A GGUF-quantized version of the abliterated Gemma-4 26B A4B instruction model landed on HuggingFace this week under the handle zhoushan/gemma-4-26B-A4B-it-uncensored-GGUF. The quantization is built from trevorjs/gemma-4-26b-a4b-it-uncensored, an abliterated variant of Google's Gemma-4 26B parameter model that strips safety tuning. GGUF is the quantized format used by llama.cpp and compatible inference engines, letting users run the model locally on consumer hardware without cloud API restrictions.
Abliteration removes safety alignment layers from a pre-trained model, restoring the base model's ability to respond to prompts that would otherwise trigger refusal behavior. The A4B designation refers to a specific architecture variant in the Gemma-4 family.
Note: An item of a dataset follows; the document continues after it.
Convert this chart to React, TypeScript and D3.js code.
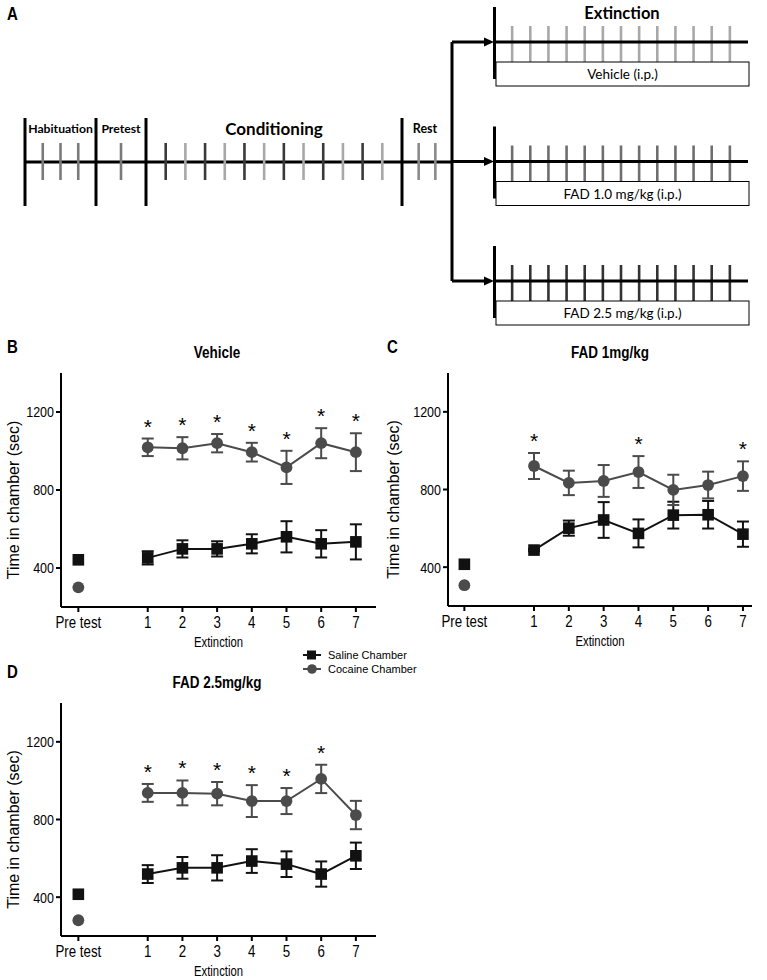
import React from "react";
import * as d3 from "d3";

// ---- panel A: protocol schematic ----
const habituationDays = ["H1", "H2", "H3"];
const pretestDays = ["PT"];
const conditioningDays = ["C1", "C2", "C3", "C4", "C5", "C6", "C7", "C8", "C9", "C10", "C11", "C12"];
const conditioningColors = ["#3a3a3a", "#a8a8a8"]; // alternating chambers
const restDays = ["R1", "R2"];
const extinctionDays = ["E1", "E2", "E3", "E4", "E5", "E6", "E7", "E8", "E9", "E10", "E11", "E12", "E13"];
const extinctionGroups = ["Vehicle (i.p.)", "FAD 1.0 mg/kg (i.p.)", "FAD 2.5 mg/kg (i.p.)"];
const extinctionTickColors = ["#a8a8a8", "#6e6e6e", "#333333"];

// ---- panels B-D ----
const xLabels = ["Pre test", "1", "2", "3", "4", "5", "6", "7"];
const xPos = [-1, 1, 2, 3, 4, 5, 6, 7];
const yTicks = [400, 800, 1200];

const vehSaline = [442, 452, 498, 498, 524, 560, 524, 534];
const vehSalineErr = [0, 34, 44, 39, 49, 80, 70, 90];
const vehCocaine = [301, 1019, 1014, 1040, 994, 916, 1040, 994];
const vehCocaineErr = [0, 45, 57, 47, 48, 85, 77, 97];
const vehSig = [false, true, true, true, true, true, true, true];

const fad1Saline = [415, 488, 601, 643, 574, 668, 670, 570];
const fad1SalineErr = [0, 6, 39, 92, 72, 69, 71, 65];
const fad1Cocaine = [307, 921, 834, 844, 890, 798, 823, 869];
const fad1CocaineErr = [0, 67, 63, 82, 82, 78, 69, 76];
const fad1Sig = [false, true, false, false, true, false, false, true];

const fad25Saline = [415, 519, 551, 551, 586, 570, 519, 613];
const fad25SalineErr = [0, 46, 56, 65, 61, 66, 65, 68];
const fad25Cocaine = [281, 937, 937, 933, 895, 895, 1009, 823];
const fad25CocaineErr = [0, 46, 64, 60, 82, 67, 73, 73];
const fad25Sig = [false, true, true, true, true, true, true, false];

const SALINE = "#111111";
const COCAINE = "#4b4b4b";
const STRETCH = 1.22; // the graph panels' lettering is drawn taller than wide

// text stretched vertically around its anchor point
const T = ({ x, y, rotate = 0, sy = STRETCH, children, ...rest }) => (
  <text transform={`translate(${x},${y}) scale(1,${sy})${rotate ? ` rotate(${rotate})` : ""}`} {...rest}>
    {children}
  </text>
);

const TimelineTicks = ({ days, x, y1, y2, color }) => (
  <g>
    {days.map((d, i) => (
      <line key={d} x1={x(d)} x2={x(d)} y1={y1} y2={y2}
        stroke={typeof color === "function" ? color(i) : color} strokeWidth={2.6} />
    ))}
  </g>
);

const PanelA = () => {
  const lineY = 162;
  const hab = d3.scalePoint().domain(habituationDays).range([25, 96]).padding(1);
  const pre = d3.scalePoint().domain(pretestDays).range([96, 146]).padding(1);
  const cond = d3.scalePoint().domain(conditioningDays).range([146, 402]).padding(1);
  const rest = d3.scalePoint().domain(restDays).range([402, 452]).padding(1);
  const ext = d3.scalePoint().domain(extinctionDays).range([494, 748]).padding(1);
  const branchY = d3.scalePoint().domain(extinctionGroups).range([42, 281]);
  const f = { fontFamily: "Lato, 'Open Sans', sans-serif", fontWeight: 700 };
  return (
    <g>
      <T x={7} y={20} fontSize={15} fontWeight={700}>A</T>
      <line x1={25} x2={452} y1={lineY} y2={lineY} stroke="#000" strokeWidth={3} />
      {[25, 96, 146, 402].map(x => (
        <line key={x} x1={x} x2={x} y1={118} y2={206} stroke="#000" strokeWidth={3} />
      ))}
      <TimelineTicks days={habituationDays} x={hab} y1={143} y2={180} color="#7a7a7a" />
      <TimelineTicks days={pretestDays} x={pre} y1={143} y2={180} color="#7a7a7a" />
      <TimelineTicks days={conditioningDays} x={cond} y1={143} y2={180}
        color={i => conditioningColors[i % 2]} />
      <TimelineTicks days={restDays} x={rest} y1={143} y2={180} color="#8a8a8a" />
      <text {...f} x={60.5} y={133} fontSize={12.2} textAnchor="middle">Habituation</text>
      <text {...f} x={121} y={133} fontSize={12.2} textAnchor="middle">Pretest</text>
      <text {...f} x={274} y={135} fontSize={17} textAnchor="middle">Conditioning</text>
      <text {...f} x={425} y={133} fontSize={12.5} textAnchor="middle">Rest</text>
      <text {...f} x={622} y={19} fontSize={16.5} textAnchor="middle">Extinction</text>
      <line x1={452} x2={452} y1={branchY(extinctionGroups[0])} y2={branchY(extinctionGroups[2])}
        stroke="#000" strokeWidth={3} />
      {extinctionGroups.map((g, i) => {
        const y = branchY(g);
        return (
          <g key={g}>
            <line x1={452} x2={486} y1={y} y2={y} stroke="#000" strokeWidth={3} />
            <path d={`M484,${y - 4.5}L494,${y}L484,${y + 4.5}Z`} fill="#000" />
            <TimelineTicks days={extinctionDays} x={ext} y1={y - 16} y2={y + 20}
              color={extinctionTickColors[i]} />
            <line x1={494} x2={748} y1={y} y2={y} stroke="#000" strokeWidth={3} />
            <rect x={496} y={y + 20} width={253} height={24} fill="#fff" stroke="#000" strokeWidth={1} />
            <line x1={494.5} x2={494.5} y1={y - 35} y2={y + 37} stroke="#000" strokeWidth={3} />
            <text x={622.5} y={y + 37} fontSize={13.5} textAnchor="middle"
              fontFamily="Lato, 'Open Sans', sans-serif">{g}</text>
          </g>
        );
      })}
    </g>
  );
};

const Series = ({ x, y, values, errs, color, shape }) => {
  const line = d3.line<number>().x((_, i) => x(xPos[i + 1])).y(d => y(d));
  return (
    <g>
      {values.map((v, i) => errs[i] > 0 && (
        <g key={i} stroke={color} strokeWidth={2}>
          <line x1={x(xPos[i])} x2={x(xPos[i])} y1={y(v - errs[i])} y2={y(v + errs[i])} />
          <line x1={x(xPos[i]) - 6} x2={x(xPos[i]) + 6} y1={y(v - errs[i])} y2={y(v - errs[i])} />
          <line x1={x(xPos[i]) - 6} x2={x(xPos[i]) + 6} y1={y(v + errs[i])} y2={y(v + errs[i])} />
        </g>
      ))}
      <path d={line(values.slice(1)) || ""} fill="none" stroke={color} strokeWidth={2} />
      {values.map((v, i) => shape === "square"
        ? <rect key={i} x={x(xPos[i]) - 5.8} y={y(v) - 5.8} width={11.6} height={11.6} fill={color} />
        : <circle key={i} cx={x(xPos[i])} cy={y(v)} r={5.9} fill={color} />)}
    </g>
  );
};

const Panel = ({ letter, title, xr, xd, yr, saline, salineErr, cocaine, cocaineErr, sig, titleX, labelX, lx, ly }) => {
  const x = d3.scaleLinear().domain(xd).range(xr);
  const y = d3.scaleLinear().domain([200, 1400]).range(yr);
  const cx = (xr[0] + xr[1]) / 2;
  const cy = (yr[0] + yr[1]) / 2;
  return (
    <g>
      <T x={lx} y={ly} fontSize={15} fontWeight={700}>{letter}</T>
      <T x={titleX} y={yr[1] - 15} fontSize={13.5} fontWeight={700} textAnchor="middle">{title}</T>
      <line x1={xr[0]} x2={xr[0]} y1={yr[1]} y2={yr[0]} stroke="#000" strokeWidth={2} />
      <line x1={xr[0]} x2={xr[1]} y1={yr[0]} y2={yr[0]} stroke="#000" strokeWidth={2} />
      {yTicks.map(t => (
        <g key={t}>
          <line x1={xr[0] - 5} x2={xr[0]} y1={y(t)} y2={y(t)} stroke="#000" strokeWidth={2} />
          <T x={xr[0] - 7} y={y(t)} dy="0.35em" fontSize={12.5} textAnchor="end">{t}</T>
        </g>
      ))}
      {xLabels.map((l, i) => (
        <g key={l}>
          <line x1={x(xPos[i])} x2={x(xPos[i])} y1={yr[0]} y2={yr[0] + 5} stroke="#000" strokeWidth={2} />
          <T x={x(xPos[i])} y={yr[0] + 21} fontSize={13.3} textAnchor="middle">{l}</T>
        </g>
      ))}
      <T x={cx} y={yr[0] + 40} fontSize={11.3} textAnchor="middle">Extinction</T>
      <T x={labelX} y={cy + 10} rotate={-90} sy={1} fontSize={16} textAnchor="middle"
        dy="0.35em">Time in chamber (sec)</T>
      <Series x={x} y={y} values={saline} errs={salineErr} color={SALINE} shape="square" />
      <Series x={x} y={y} values={cocaine} errs={cocaineErr} color={COCAINE} shape="circle" />
      {sig.map((s, i) => s && (
        <text key={i} x={x(xPos[i])} y={y(cocaine[i] + cocaineErr[i]) - 5} fontSize={21}
          textAnchor="middle">*</text>
      ))}
    </g>
  );
};

const Legend = () => {
  const items = [["Saline Chamber", SALINE, "square"], ["Cocaine Chamber", COCAINE, "circle"]];
  const ly = d3.scalePoint().domain(items.map(d => d[0])).range([655, 669]);
  return (
    <g>
      {items.map(([name, color, shape]) => (
        <g key={name} transform={`translate(0,${ly(name)})`}>
          <line x1={303} x2={321} y1={0} y2={0} stroke={color} strokeWidth={2} />
          {shape === "square"
            ? <rect x={307} y={-4.5} width={9} height={9} fill={color} />
            : <circle cx={312} cy={0} r={4.8} fill={color} />}
          <T x={328} y={0} dy="0.35em" sy={1.05} fontSize={11}>{name}</T>
        </g>
      ))}
    </g>
  );
};

export default function App() {
  return (
    <svg width={767} height={980} style={{ position: "absolute", left: 0, top: 0, background: "#fff" }}
      fontFamily="'Liberation Sans', Arial, sans-serif">
      <PanelA />
      <Panel letter="B" title="Vehicle" xr={[61, 376]} xd={[-1.5, 7.58]} yr={[607, 373]}
        saline={vehSaline} salineErr={vehSalineErr} cocaine={vehCocaine} cocaineErr={vehCocaineErr}
        sig={vehSig} titleX={217} labelX={13} lx={7} ly={353} />
      <Panel letter="C" title="FAD 1mg/kg" xr={[448, 752]} xd={[-1.47, 7.26]} yr={[606, 373]}
        saline={fad1Saline} salineErr={fad1SalineErr} cocaine={fad1Cocaine} cocaineErr={fad1CocaineErr}
        sig={fad1Sig} titleX={610} labelX={393} lx={387} ly={353} />
      <Panel letter="D" title="FAD 2.5mg/kg" xr={[61, 376]} xd={[-1.5, 7.58]} yr={[936, 703]}
        saline={fad25Saline} salineErr={fad25SalineErr} cocaine={fad25Cocaine} cocaineErr={fad25CocaineErr}
        sig={fad25Sig} titleX={217} labelX={13} lx={7} ly={678} />
      <Legend />
    </svg>
  );
}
The model card lists English as the primary language.
Hardware and deployment
GGUF quantization compresses the 26-billion-parameter weights into smaller files that fit into VRAM or system RAM on typical workstation GPUs. Users with 24GB VRAM cards can usually run Q4 or Q5 quantization variants at acceptable speed, while Q8 or full-precision builds may require 48GB or offloading to CPU. Practitioners interested in uncensored local inference can pull the weights directly from the HuggingFace model page and load them into llama.cpp, KoboldCpp, or any GGUF-compatible runtime.